Este acto de fe tan sencillo y sin condiciones en la palabra de
Jesucristo le es muy glorioso, porque con él le reconocemos y adoramos en un
estado oculto. Es más honroso para nuestro amigo el honor que le tributamos,
cuando le encontramos disfrazado y, para un rey, el que se le da cuando se
presenta vestido con toda sencillez, que cualquier otro honor recibido de
nosotros en otras circunstancias. Entonces honramos de veras la persona y no
los vestidos que usa.
Así sucede con nuestro Señor en el santísimo Sacramento. Reconocerle
por Dios, a pesar de los velos eucarísticos que lo encubren, y concederle los
honores que como a Dios le corresponden, es propiamente honrar la divina
persona de Jesús y respetar el misterio de que se rodea.
Al mismo tiempo, obrar así es para nosotros más meritorio, pues como
san Pedro, cuando confesó la divinidad del hijo del hombre, y el buen ladrón,
cuando proclamó la inocencia del crucificado, afirmamos de Jesucristo lo que
es, sin mirar a lo que parece, o, mejor dicho, es creer lo contrario de lo que
nos dicen los sentidos, fiados únicamente de su palabra infalible.

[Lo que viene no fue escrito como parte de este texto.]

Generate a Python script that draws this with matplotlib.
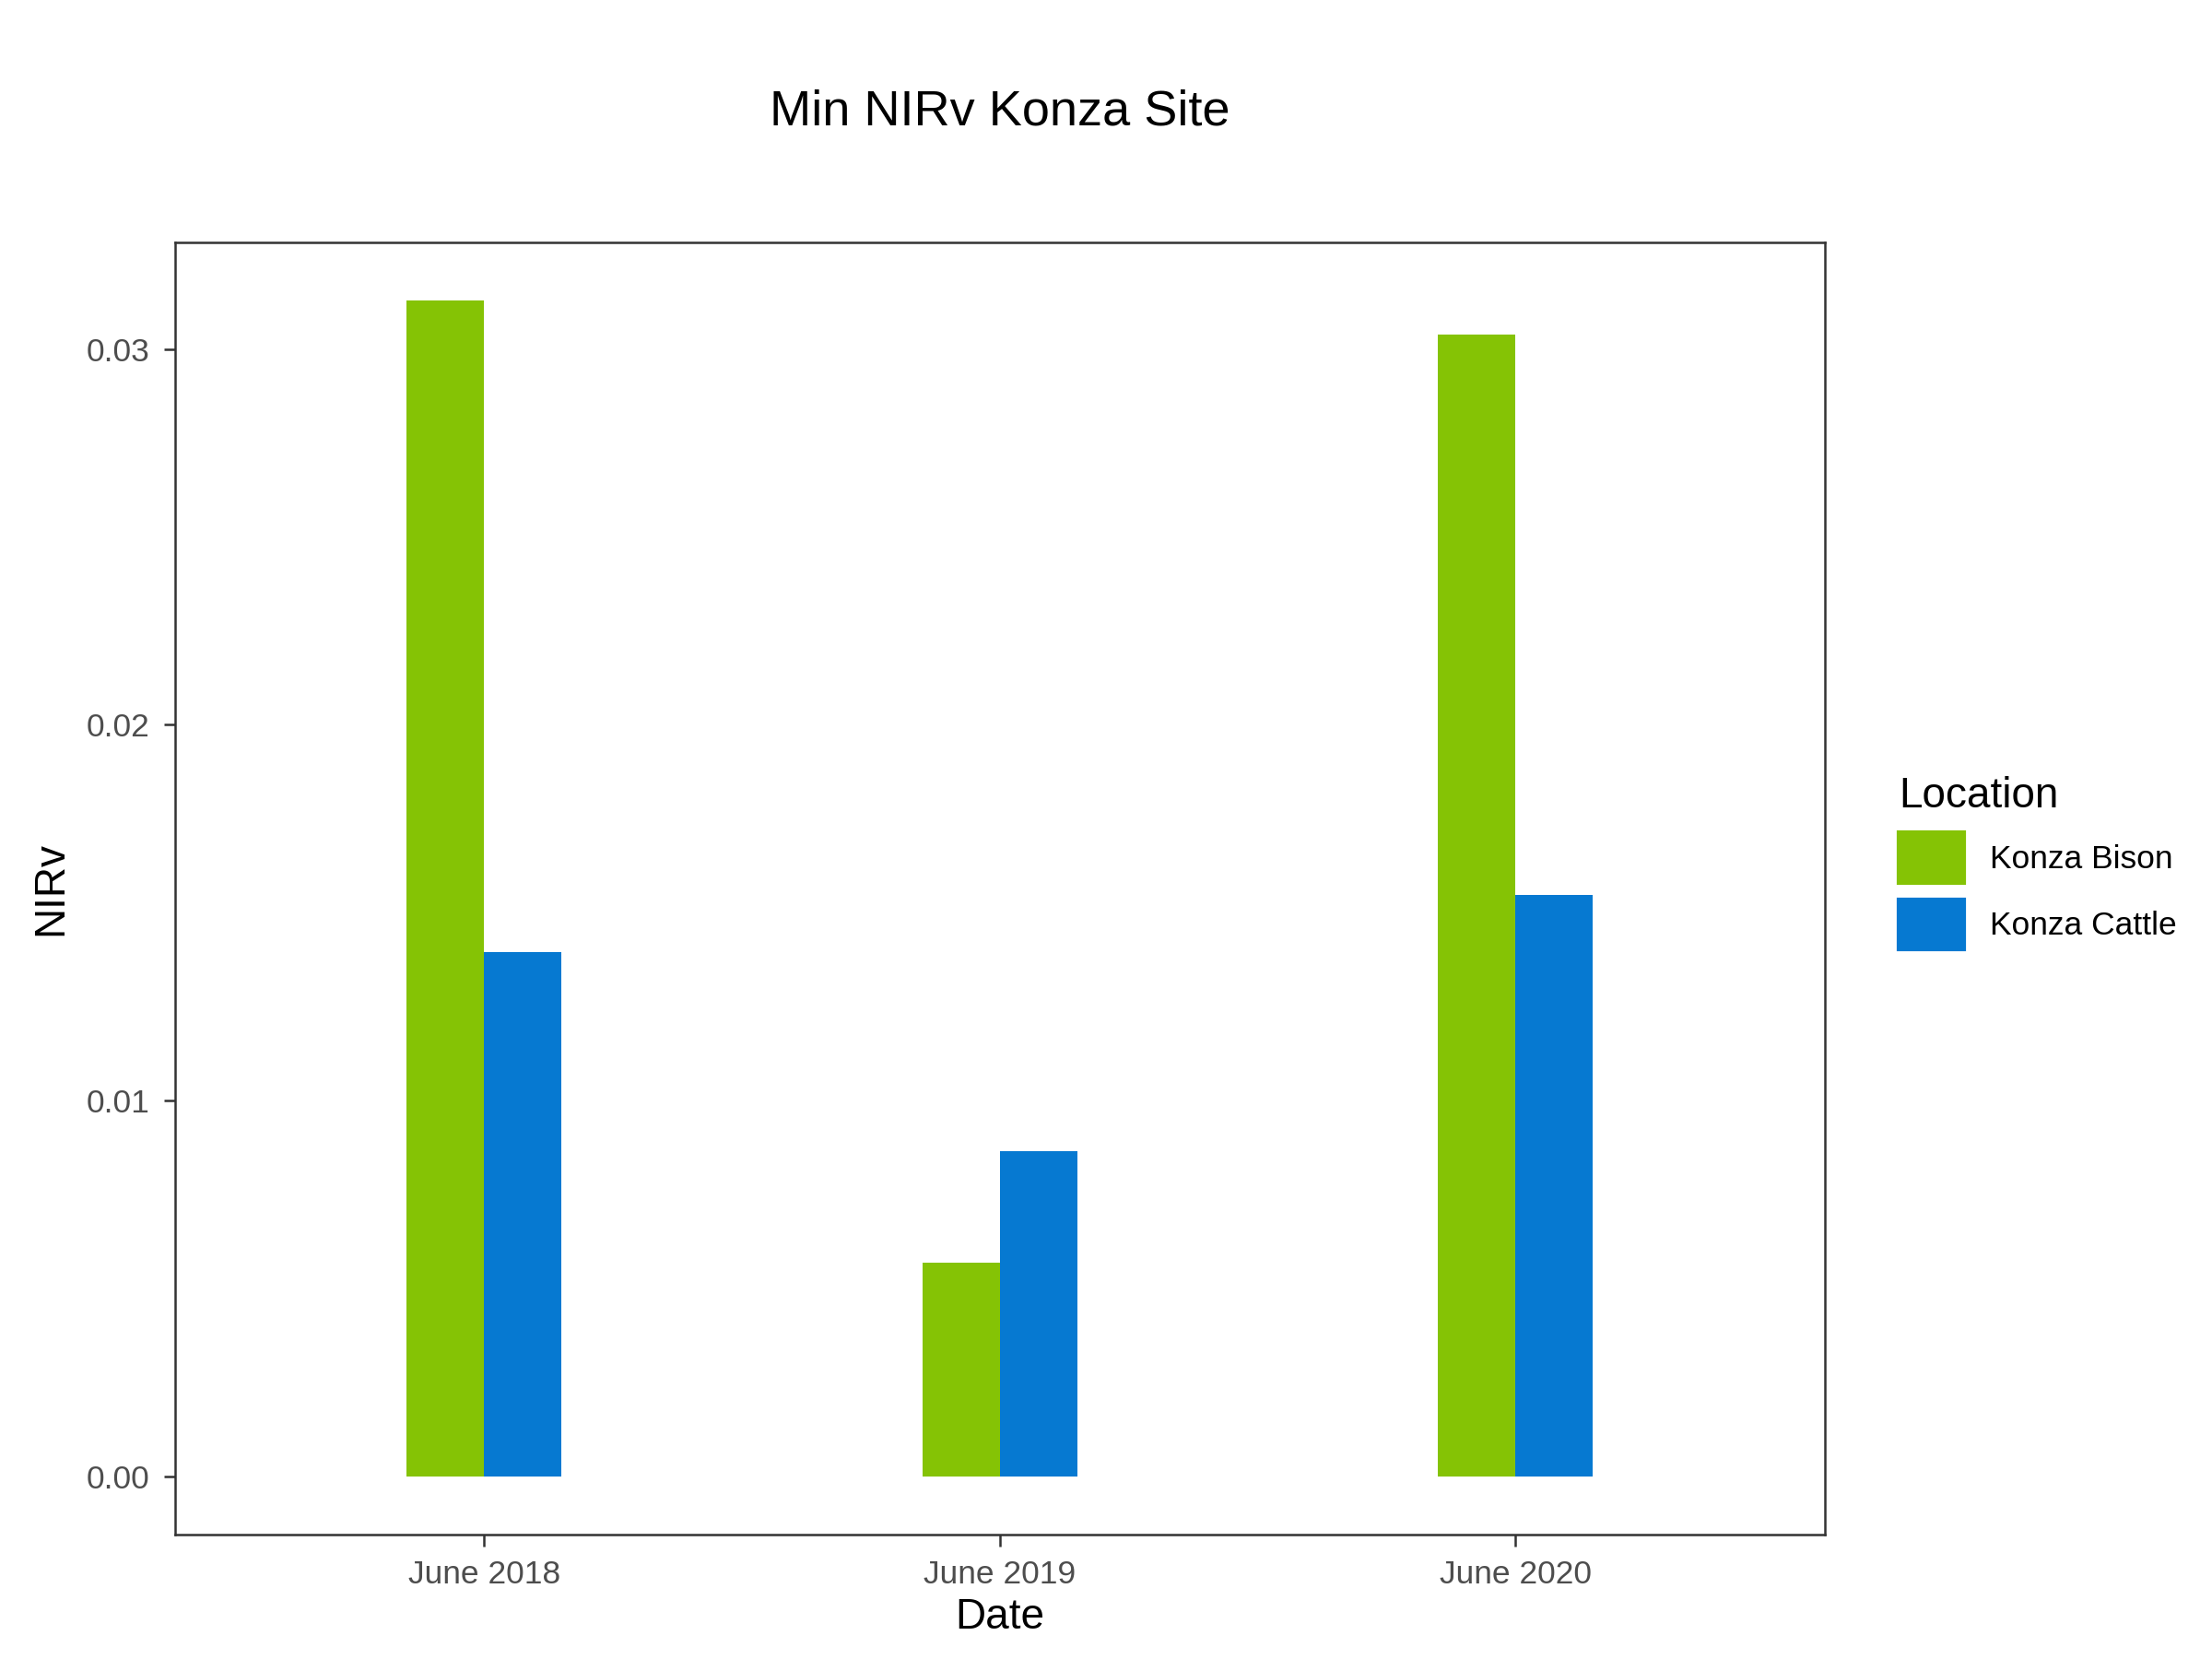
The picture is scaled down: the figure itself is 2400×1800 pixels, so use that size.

Creamos, creamos en la presencia real de Jesucristo en la Eucaristía.
¡Allí está Jesucristo! Que el respeto más profundo se apodere de nosotros al
entrar en la iglesia; rindámosle el homenaje de la fe y del amor que le
tributaríamos si nos encontráramos con Él en persona. Porque, en hecho de
verdad, nos encontramos con Jesucristo mismo.
Sea éste nuestro apostolado y nuestra predicación, la más elocuente,
por cierto, para los incrédulos y los impíos.